热腾腾的粥摆在床头柜上,容温轻轻拍了拍浅睡的卿纯,“纯儿,起来吃点东西。”

卿纯翻身,瞥了一眼热粥半点反应都没有,容温仅用一条手臂就扶起卿纯,明明自己都残了还要照顾四肢健全的卿纯,拿起小勺子一口一口得喂她吃饭。

只是卿纯似乎并不领情,撇过头一口都不肯吃,容温虽然生气但还是舍不得强迫她,沉寂了好一会儿才鼓起勇气开口。

“把宝宝留下来吧,不管以后会怎样,我们现在要尽最大的可能保住他。”

突然的转变让卿纯惊讶得睁大了双眼,容温一边搅动着热粥一边吹凉,“如果没办法足月出生,就提前剖腹,只要孩子能活下来,哪怕他天生畸形残疾,我都愿意养。”

“容温………”

卿纯一时间不知道该说些什么,容温将吹得温凉的粥喂到她的嘴边,“只要你肯留在我的身边,我愿意为你做任何事情,卿纯。
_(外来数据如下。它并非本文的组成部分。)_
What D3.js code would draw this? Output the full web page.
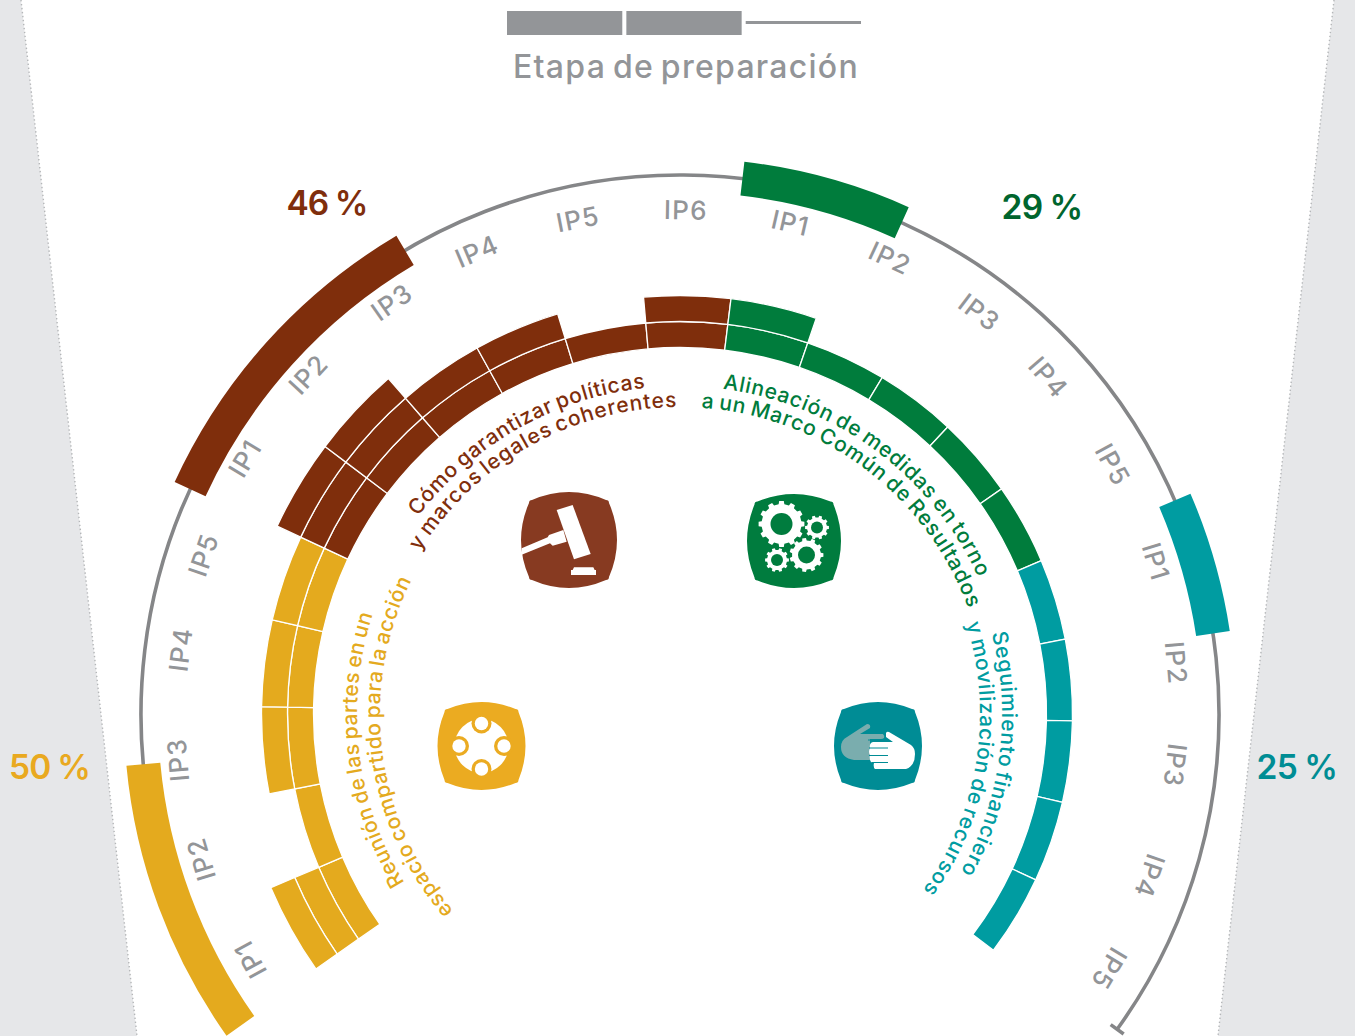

”

总有人愿意为她付出一切,不知道是幸运还是不幸,卿纯的人生在毁灭与救赎中反反复复,她不敢信却没有选择的余地。

容温对她的意义一直没变过,他的存在就如同他们第一次见面那样,他是为了拯救她而来的。

卿纯厌恶自己,从父母在大火中丧生而自己却苟活的那一天起,她就极度得厌恶自己,所以当她变得越来越卑鄙不堪时,卿纯没有丝毫后悔反而更加放肆得放纵自己。

直到有一面真诚的镜子摆到她面前,才让她看清了自己的丑恶。